Renee’s launch into the upper echelons of the beauty industry turns the last half of the second act into the typical “success changes you” subplot that is honestly pretty tired at this point. All the normal plot beats are there: she becomes rude to less attractive clientele, she abandons her friends to hang out with the more ‘hip’ women, and she almost has an affair with Avery’s bother, Grant (Tom Hopper). It’s all cut-and-dried, and the concept doesn’t do enough to elevate these clichés.

That said, I Feel Pretty still has a lot of highs among its muddled premise – Schumer gives the role her all, playing Renee as mousey and shy in the first act, and then switches to her patently outrageous bravado when she has the accident to beautiful effect. Renee’s love interest, Ethan (Rory Scovel), is sweet and lovable, and the actors have great chemistry. Michelle Williams’ high-pitched, upper crust voice elicits chuckles out of even the most banal lines. In fact, most of the jokes that aren’t related to Renee thinking she’s hot are funny, and if the film had put less focus on the concept, and focused on Renee’s journey of finding worth in work and relationships, this film would have worked a lot better.

In the end, I Feel Pretty doesn’t entirely work as a girl-power manifesto for the power of confidence to overcome societal standards of beauty.
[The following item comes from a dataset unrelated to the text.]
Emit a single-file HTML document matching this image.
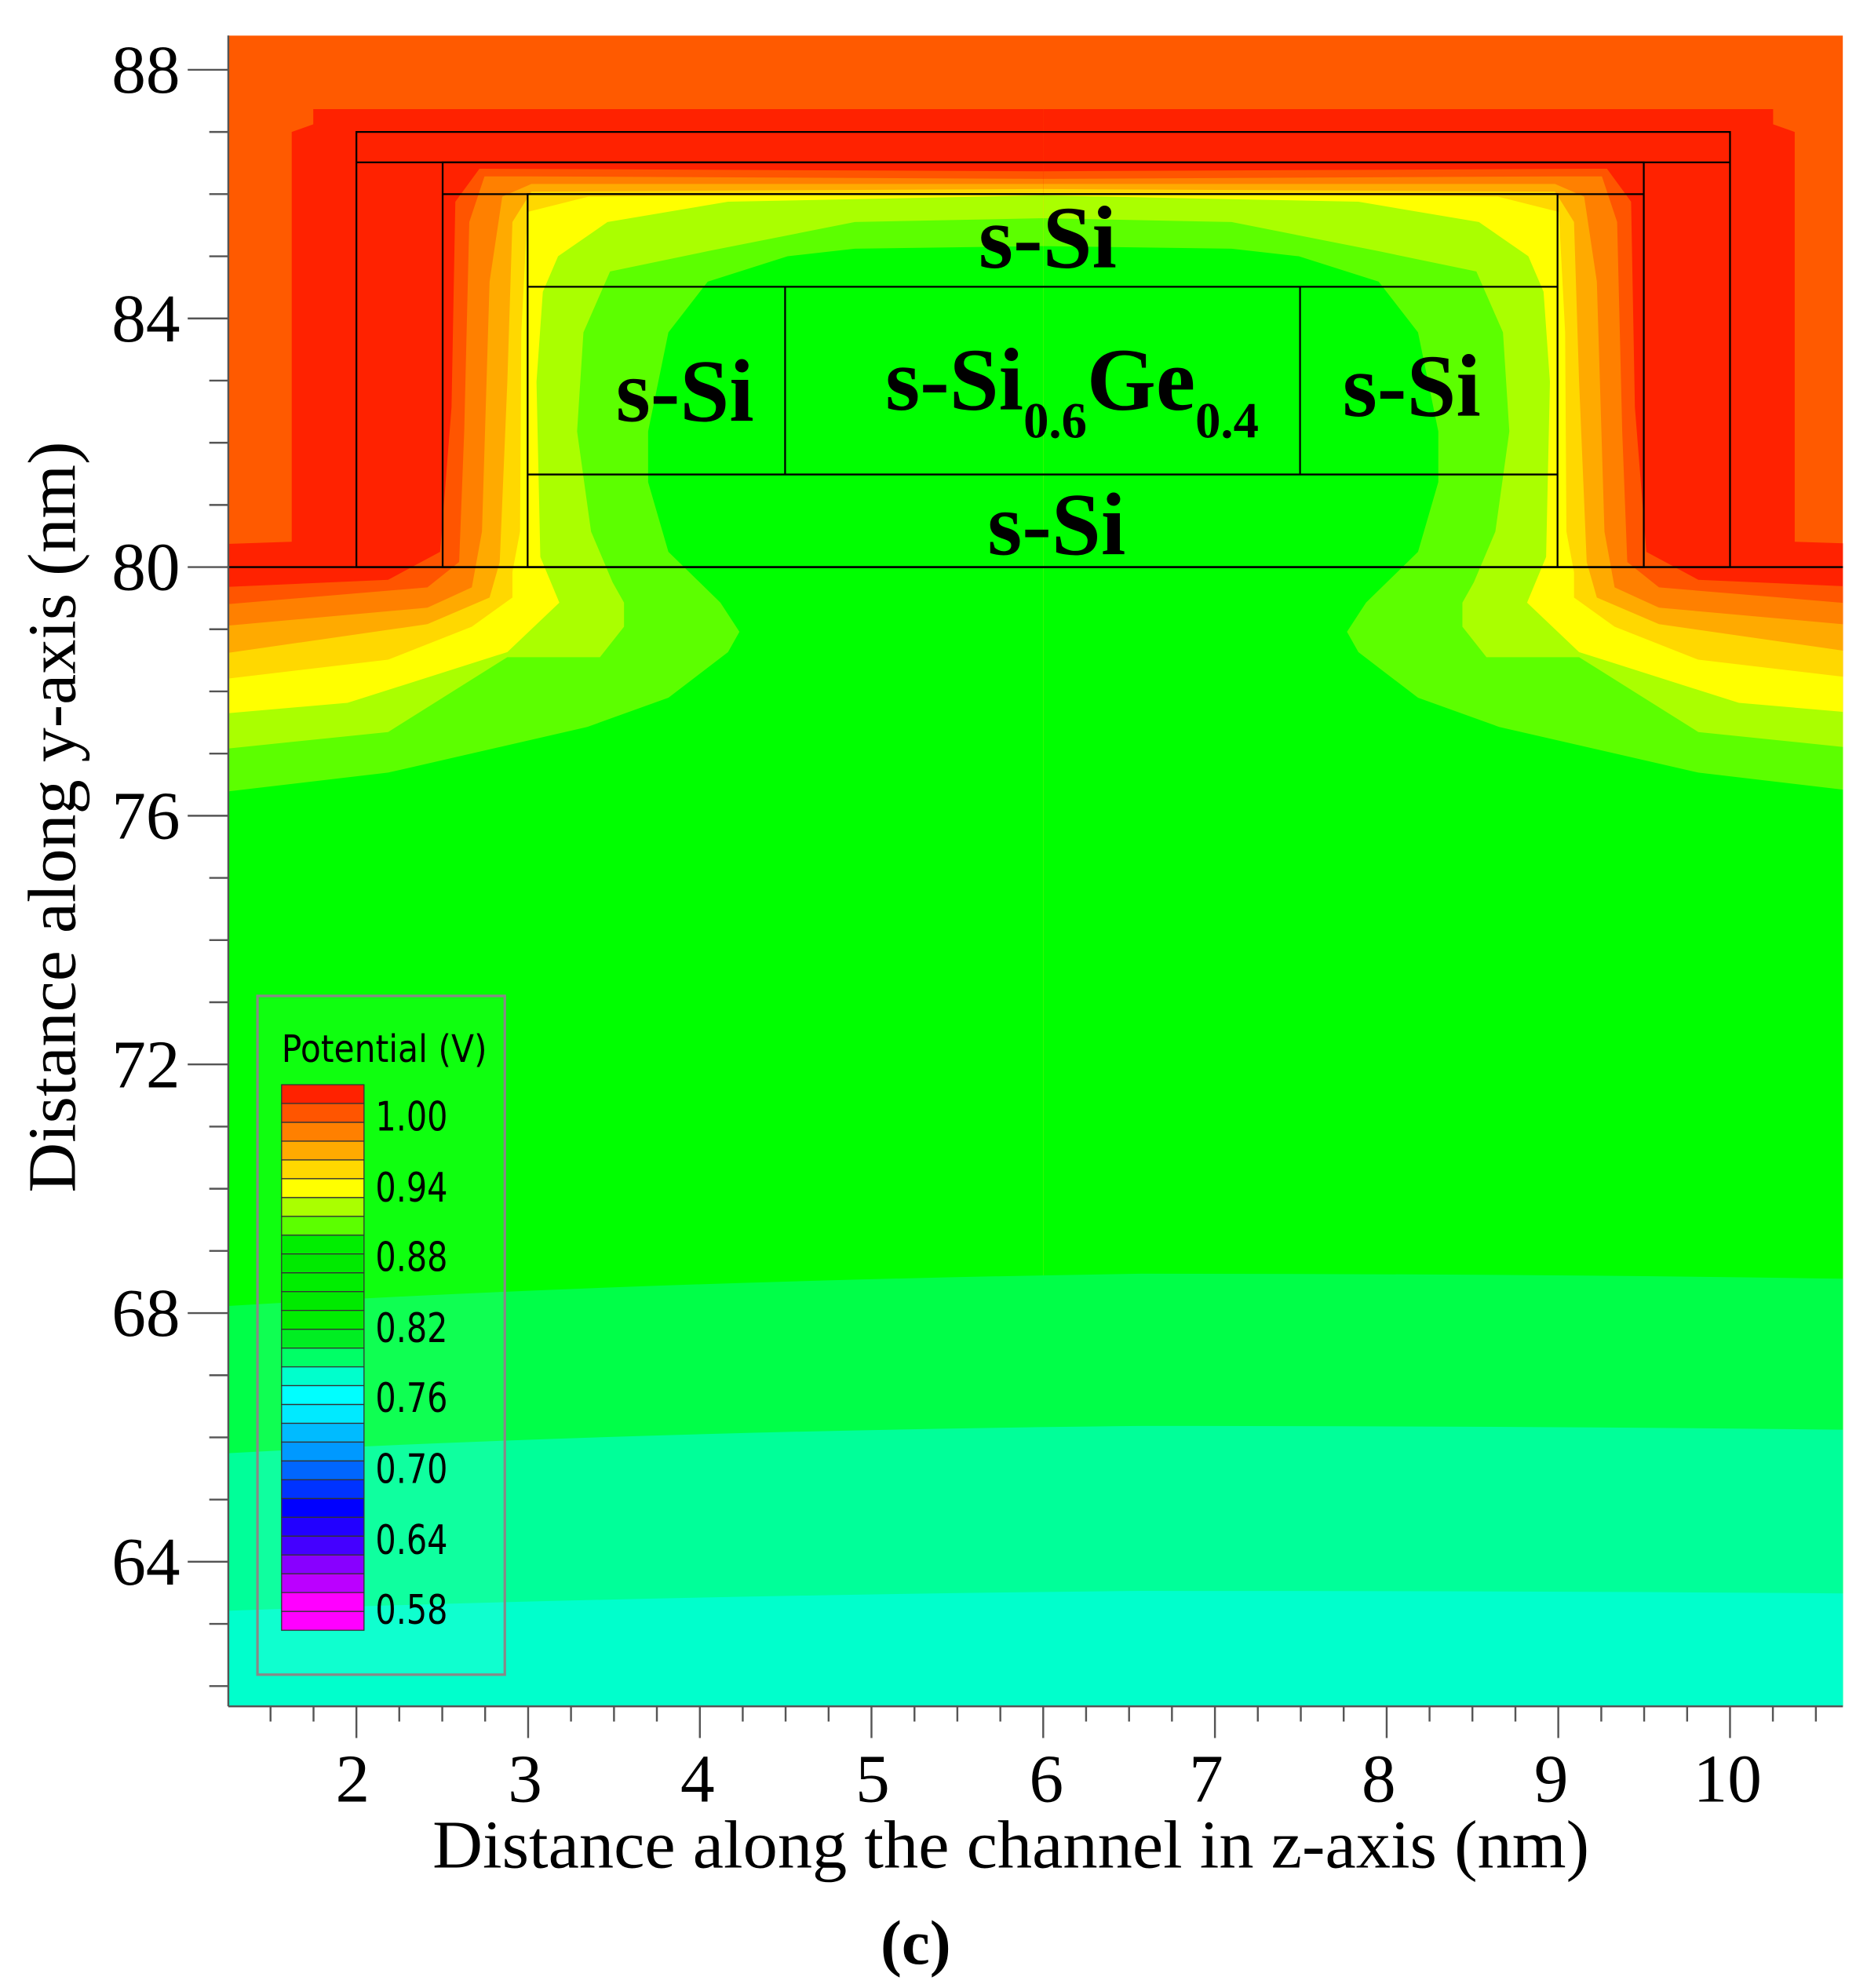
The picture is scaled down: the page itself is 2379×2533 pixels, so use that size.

However, it does offer some feel good moments, and the message is important. If you’re feeling down about your appearance, watching this may make you feel a little bit better. But more than likely, you’ll feel annoyed that someone as attractive as Amy Schumer is portrayed as plain.

I Feel Pretty vamps confidently into theaters Friday, April 20th.

  1. Thea says:

    Wow, I really the Hollywood Homely and Beautiful All Along tropes. And the, (I don’t know what you’d call it), the “being suddenly attractive or popular turns you into an asshole” trope.

    I like Schumer and want to see her in something better. Suggestions?